[START OF Data block]

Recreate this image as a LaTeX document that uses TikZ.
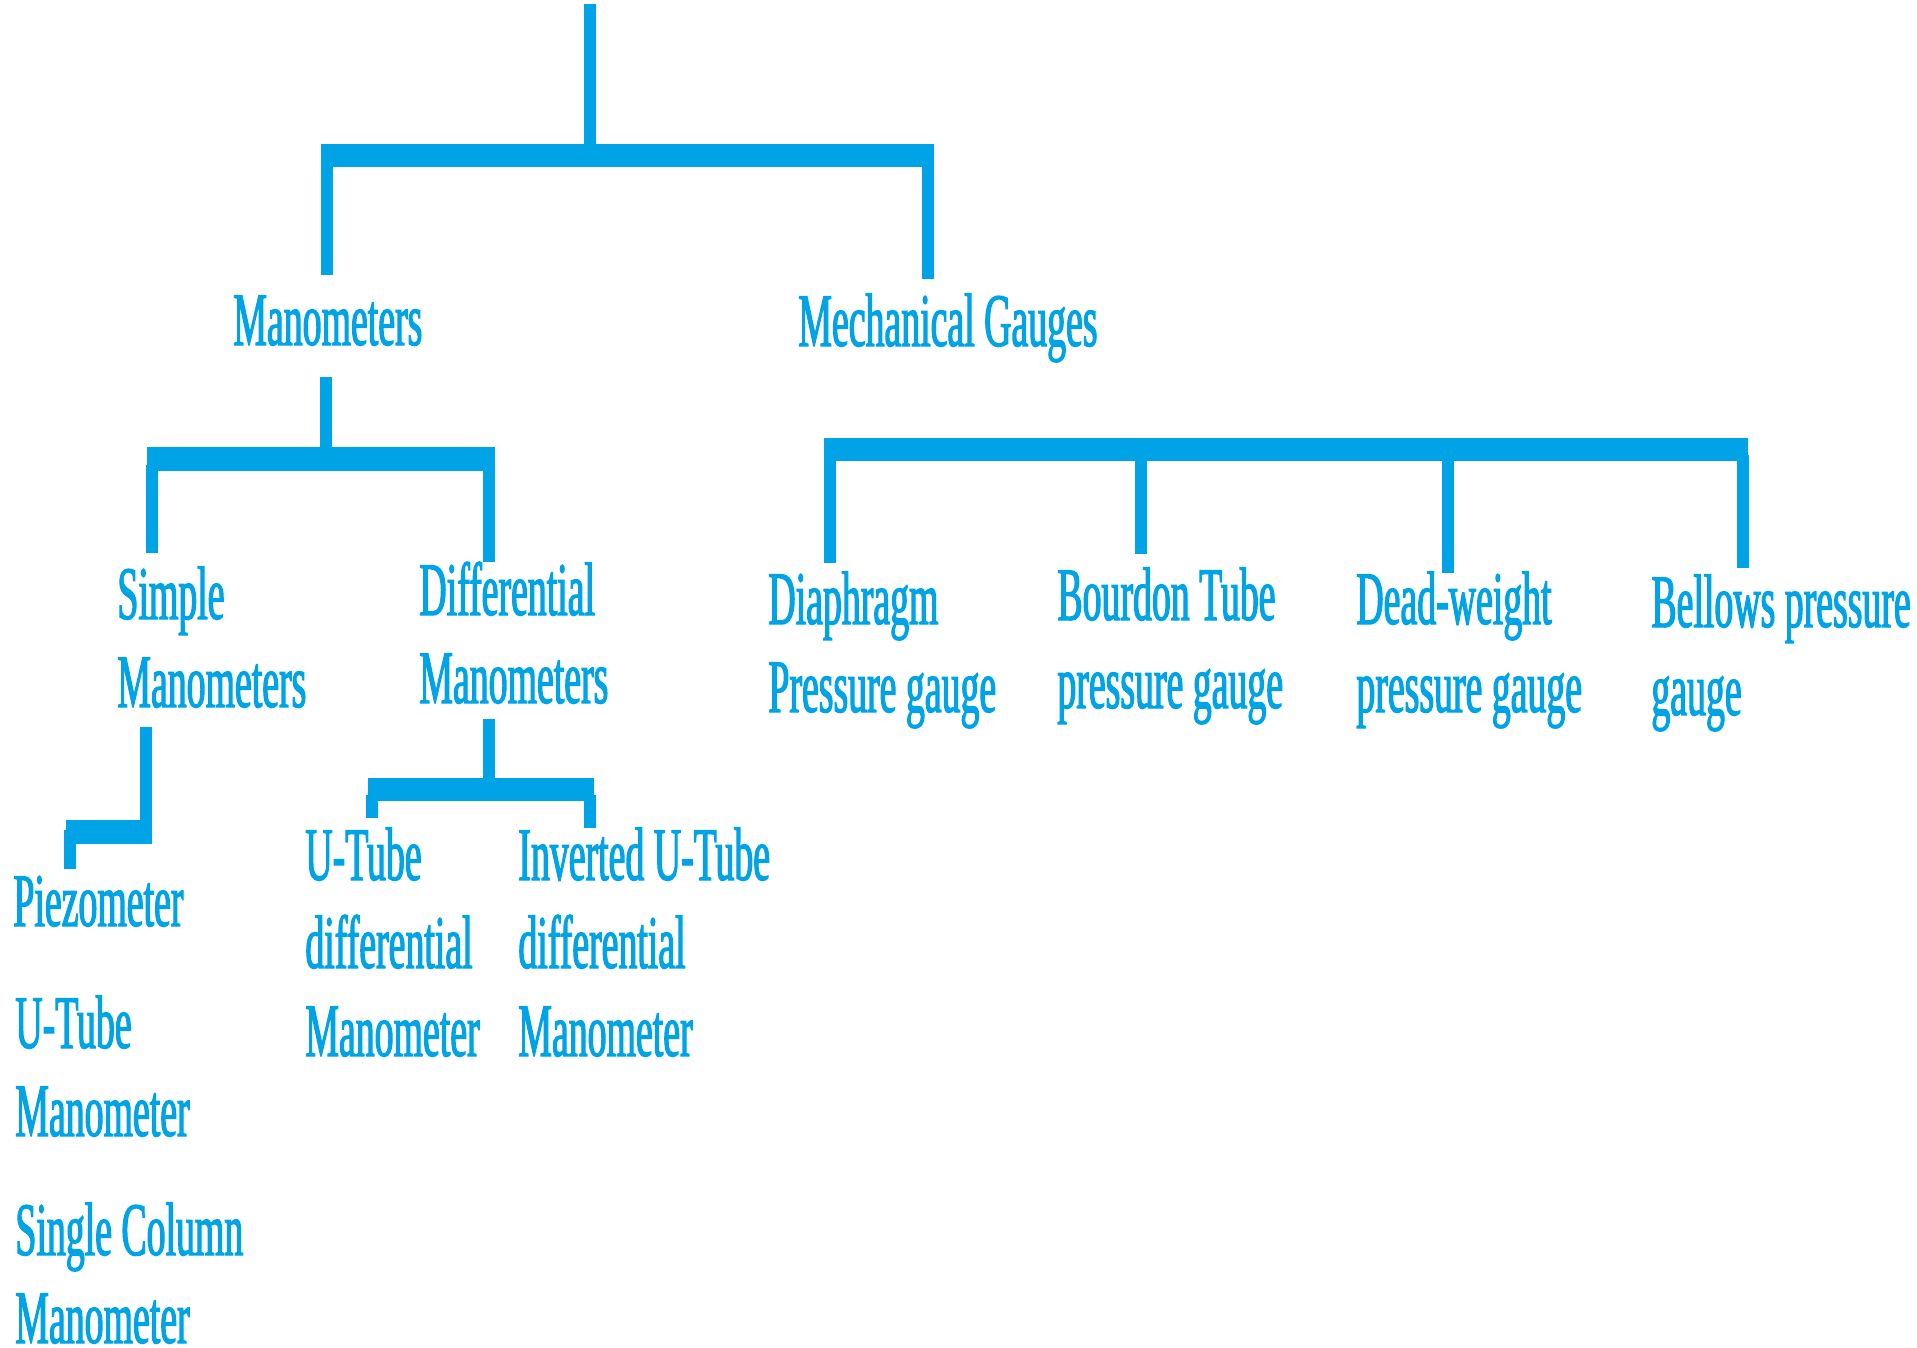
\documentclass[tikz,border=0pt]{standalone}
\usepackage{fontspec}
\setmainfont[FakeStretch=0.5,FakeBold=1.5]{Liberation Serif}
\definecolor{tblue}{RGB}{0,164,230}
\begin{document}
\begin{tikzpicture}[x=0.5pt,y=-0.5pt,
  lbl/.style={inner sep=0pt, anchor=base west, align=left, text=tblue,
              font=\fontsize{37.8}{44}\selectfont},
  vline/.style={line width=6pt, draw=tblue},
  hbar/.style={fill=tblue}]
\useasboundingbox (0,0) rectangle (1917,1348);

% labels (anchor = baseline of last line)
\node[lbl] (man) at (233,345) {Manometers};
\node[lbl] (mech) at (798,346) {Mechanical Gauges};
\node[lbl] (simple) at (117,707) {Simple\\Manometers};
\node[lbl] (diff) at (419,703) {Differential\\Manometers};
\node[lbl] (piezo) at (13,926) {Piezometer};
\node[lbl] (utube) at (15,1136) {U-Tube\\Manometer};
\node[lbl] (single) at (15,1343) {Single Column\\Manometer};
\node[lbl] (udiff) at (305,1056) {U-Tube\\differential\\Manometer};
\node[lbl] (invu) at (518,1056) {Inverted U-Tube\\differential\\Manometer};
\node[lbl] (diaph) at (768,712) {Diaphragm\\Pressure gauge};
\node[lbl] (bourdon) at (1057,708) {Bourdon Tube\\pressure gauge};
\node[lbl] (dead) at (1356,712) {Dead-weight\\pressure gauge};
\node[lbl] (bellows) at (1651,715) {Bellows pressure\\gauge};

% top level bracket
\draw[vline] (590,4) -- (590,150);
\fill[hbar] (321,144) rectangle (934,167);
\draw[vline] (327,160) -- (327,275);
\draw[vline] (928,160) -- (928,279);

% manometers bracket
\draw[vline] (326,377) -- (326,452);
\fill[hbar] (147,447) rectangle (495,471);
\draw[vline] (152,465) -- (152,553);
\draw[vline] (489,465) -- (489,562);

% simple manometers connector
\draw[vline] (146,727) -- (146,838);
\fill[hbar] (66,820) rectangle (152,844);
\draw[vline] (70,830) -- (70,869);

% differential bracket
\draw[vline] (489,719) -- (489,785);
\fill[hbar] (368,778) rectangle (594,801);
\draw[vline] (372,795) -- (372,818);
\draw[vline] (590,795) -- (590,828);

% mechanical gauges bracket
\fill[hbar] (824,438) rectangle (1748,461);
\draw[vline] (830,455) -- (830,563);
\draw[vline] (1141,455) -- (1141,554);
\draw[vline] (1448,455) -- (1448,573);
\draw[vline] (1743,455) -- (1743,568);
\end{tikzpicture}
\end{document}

[END OF Data block]

In the data above, please extract the lines from the first one through the line with "(489,465) -- (489,562);", exactly, and keep pictures out.

Recreate this image as a LaTeX document that uses TikZ.
\documentclass[tikz,border=0pt]{standalone}
\usepackage{fontspec}
\setmainfont[FakeStretch=0.5,FakeBold=1.5]{Liberation Serif}
\definecolor{tblue}{RGB}{0,164,230}
\begin{document}
\begin{tikzpicture}[x=0.5pt,y=-0.5pt,
  lbl/.style={inner sep=0pt, anchor=base west, align=left, text=tblue,
              font=\fontsize{37.8}{44}\selectfont},
  vline/.style={line width=6pt, draw=tblue},
  hbar/.style={fill=tblue}]
\useasboundingbox (0,0) rectangle (1917,1348);

% labels (anchor = baseline of last line)
\node[lbl] (man) at (233,345) {Manometers};
\node[lbl] (mech) at (798,346) {Mechanical Gauges};
\node[lbl] (simple) at (117,707) {Simple\\Manometers};
\node[lbl] (diff) at (419,703) {Differential\\Manometers};
\node[lbl] (piezo) at (13,926) {Piezometer};
\node[lbl] (utube) at (15,1136) {U-Tube\\Manometer};
\node[lbl] (single) at (15,1343) {Single Column\\Manometer};
\node[lbl] (udiff) at (305,1056) {U-Tube\\differential\\Manometer};
\node[lbl] (invu) at (518,1056) {Inverted U-Tube\\differential\\Manometer};
\node[lbl] (diaph) at (768,712) {Diaphragm\\Pressure gauge};
\node[lbl] (bourdon) at (1057,708) {Bourdon Tube\\pressure gauge};
\node[lbl] (dead) at (1356,712) {Dead-weight\\pressure gauge};
\node[lbl] (bellows) at (1651,715) {Bellows pressure\\gauge};

% top level bracket
\draw[vline] (590,4) -- (590,150);
\fill[hbar] (321,144) rectangle (934,167);
\draw[vline] (327,160) -- (327,275);
\draw[vline] (928,160) -- (928,279);

% manometers bracket
\draw[vline] (326,377) -- (326,452);
\fill[hbar] (147,447) rectangle (495,471);
\draw[vline] (152,465) -- (152,553);
\draw[vline] (489,465) -- (489,562);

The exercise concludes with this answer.